Meskipun demikian, sebagai kelemahannya mungkin terkait dengan transportasi hasil pertanian dan mobilisasi alat dan bahan yang akan digunakan dalam melakukan budidaya. Masyarakat masih belum terbiasa dengan kegiatan ini sehingga memerlukan waktu untuk ujicoba dan diseminasi teknologi kepada masyarakat.

Peluang untuk Diterapkan
Pertanian terapung dapat dilakukan tanpa klaim kepemilikan tanah dan dapat memberikan kontribusi dalam mempertahankan lahan basah yang sehat, yang memiliki fungsi pertahanan sempadan dan juga mendukung berbagai keberlanjutan keanekaragaman hayati.

Spesies air yang invasif yang selama ini menjadi salah satu faktor yang mengurangi keanekaragaman hayati, dapat digunakan dalam pertanian terapung. Pembersihan saluran air untuk mengumpulkan gulma air yang invasif  dapat bermanfaat bagi kesehatan ekosistem lahan basah dan berkontribusi terhadap upaya mempertahankan keanekaragaman hayati yang tinggi.

Pertanian terapung ini merupakan pilihan yang ramah lingkungan untuk meningkatkan ketersediaan lahan pertanian.
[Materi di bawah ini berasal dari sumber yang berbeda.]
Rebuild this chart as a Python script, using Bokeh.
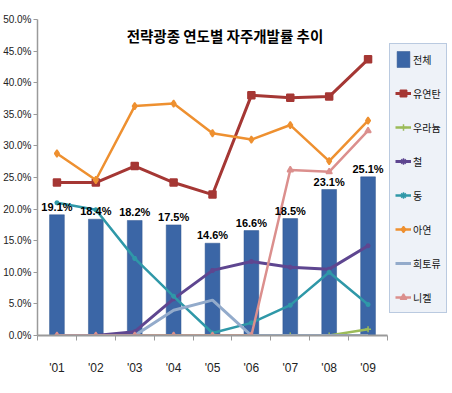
import numpy as np
from bokeh.plotting import figure
from bokeh.models import (ColumnDataSource, Range1d, FixedTicker, SingleIntervalTicker,
                          PrintfTickFormatter, Legend, LegendItem, Label, LabelSet)
from bokeh.core.properties import value
from bokeh.embed import file_html
from bokeh.resources import INLINE

# ---- data ----
years = ["'01", "'02", "'03", "'04", "'05", "'06", "'07", "'08", "'09"]
total = [19.1, 18.4, 18.2, 17.5, 14.6, 16.6, 18.5, 23.1, 25.1]
coal = [24.2, 24.2, 26.8, 24.2, 22.3, 38.0, 37.6, 37.8, 43.7]
uranium = [0, 0, 0, 0, 0, 0, 0, 0, 1.0]
iron = [0, 0, 0.6, 5.8, 10.3, 11.7, 10.8, 10.5, 14.2]
copper = [21.0, 19.9, 12.2, 6.2, 0.4, 2.0, 4.8, 10.0, 4.9]
zinc = [28.8, 24.6, 36.3, 36.7, 32.0, 31.0, 33.3, 27.6, 34.0]
rare_earth = [0, 0, 0, 4.0, 5.6, 0, 0, 0, 0]
nickel = [0, 0, 0, 0, 0, 0, 26.2, 25.9, 32.4]
series_names = ["전체", "유연탄", "우라늄", "철", "동", "아연", "희토류", "니켈"]
title_text = "전략광종 연도별 자주개발률 추이"

NUM = "'Liberation Sans', sans-serif"
KR = "'Noto Sans CJK KR', sans-serif"

idx = np.arange(len(years))
xpos = idx + 0.5

src = ColumnDataSource(dict(
    x=xpos, total=total, coal=coal, uranium=uranium, iron=iron, copper=copper,
    zinc=zinc, rare=rare_earth, nickel=nickel,
    lbl=[f"{v:.1f}%" for v in total],
))

p = figure(frame_width=350, frame_height=316, min_border_left=30, min_border_right=0,
           min_border_top=19, min_border_bottom=42,
           x_range=Range1d(0, len(years)), y_range=Range1d(0, 50),
           output_backend="svg", toolbar_location=None,
           background_fill_color="white", border_fill_color="white")
p.outline_line_color = None
p.xgrid.visible = False
p.ygrid.visible = False

# axes
AX = "#9A9A9A"
p.yaxis.ticker = SingleIntervalTicker(interval=5)
p.yaxis.formatter = PrintfTickFormatter(format="%.1f%%")
p.yaxis.axis_line_color = AX
p.yaxis.axis_line_width = 1.5
p.yaxis.major_tick_line_color = AX
p.yaxis.major_tick_out = 4
p.yaxis.major_tick_in = 0
p.yaxis.minor_tick_line_color = None
p.yaxis.major_label_text_font = NUM
p.yaxis.major_label_text_font_size = "10px"
p.yaxis.major_label_text_color = "#222222"
p.yaxis.major_label_standoff = 2

p.xaxis.ticker = FixedTicker(ticks=list(xpos), minor_ticks=list(np.arange(len(years) + 1)))
p.xaxis.major_label_overrides = {float(x): y for x, y in zip(xpos, years)}
p.xaxis.axis_line_color = AX
p.xaxis.axis_line_width = 2
p.xaxis.major_tick_line_color = None
p.xaxis.major_tick_out = 0
p.xaxis.major_tick_in = 0
p.xaxis.minor_tick_line_color = AX
p.xaxis.minor_tick_out = 5
p.xaxis.minor_tick_in = 0
p.xaxis.major_label_standoff = 20
p.xaxis.major_label_text_font = NUM
p.xaxis.major_label_text_font_size = "12px"
p.xaxis.major_label_text_color = "#222222"

# bars
bars = p.vbar(x="x", top="total", width=0.38, source=src, fill_color="#3B66A6",
              line_color="#2E558F", line_width=0.5)

labels = LabelSet(x="x", y="total", text="lbl", source=src, text_align="center",
                  text_baseline="bottom", y_offset=2, text_font=value(NUM),
                  text_font_size="11px", text_font_style="bold", text_color="black")
p.add_layout(labels)

items = [LegendItem(label=series_names[0], renderers=[bars])]

specs = [
    ("coal", "#A53734", 3, "square", 7),
    ("uranium", "#9BBB59", 2.5, "cross", 6),
    ("iron", "#5E4690", 3, "asterisk", 5),
    ("copper", "#2F98A8", 2.5, "asterisk", 5),
    ("zinc", "#EE9030", 2.5, "diamond", 7),
    ("rare", "#93ABCB", 3, None, 0),
    ("nickel", "#DB8F8D", 2.5, "triangle", 6),
]
for (col, color, lw, marker, size), name in zip(specs, series_names[1:]):
    r = [p.line("x", col, source=src, line_color=color, line_width=lw)]
    if marker:
        r.append(p.scatter("x", col, source=src, marker=marker, size=size,
                           fill_color=color, line_color=color, line_width=1.5))
    items.append(LegendItem(label=name, renderers=r))

legend = Legend(items=items, location=(2, 22), orientation="vertical",
                glyph_height=20, glyph_width=16, label_height=20, spacing=14,
                padding=5, margin=0, label_standoff=2,
                label_text_font=KR, label_text_font_size="10px",
                label_text_color="#111111",
                background_fill_color="#EEF2F8", background_fill_alpha=1,
                border_line_color="#86A2C8", border_line_width=1.5)
p.add_layout(legend, "right")

title = Label(x=4.82, y=47.5, text=title_text, text_align="center", text_baseline="middle",
              text_font=KR, text_font_size="14.5px", text_font_style="bold",
              text_color="black")
p.add_layout(title)

open("out.html", "w").write(file_html(p, INLINE))
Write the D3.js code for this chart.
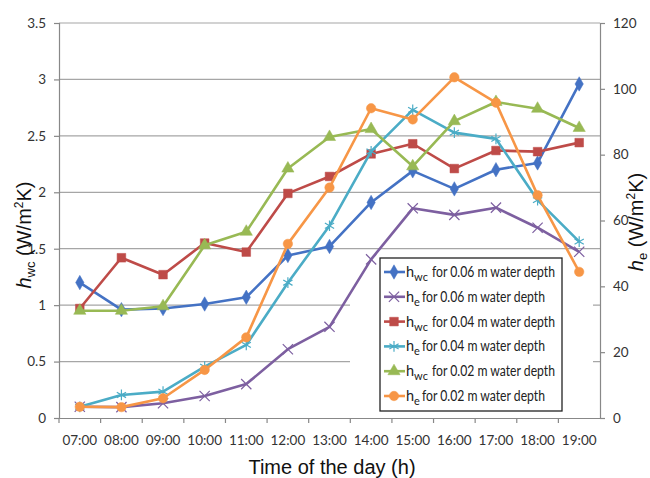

Dengan demikian, praktek ini dapat berkelanjutan dan menguntungkan bagi daerah, membantu untuk menambah pendapatan masyarakat dan meningkatkan ketahanan pangan. Dengan adanya penerapan pertanian terapung di Danau Lebo Taliwang, maka produksi pertanian khususnya sayuran di dalam daerah dapat ditingkatkan.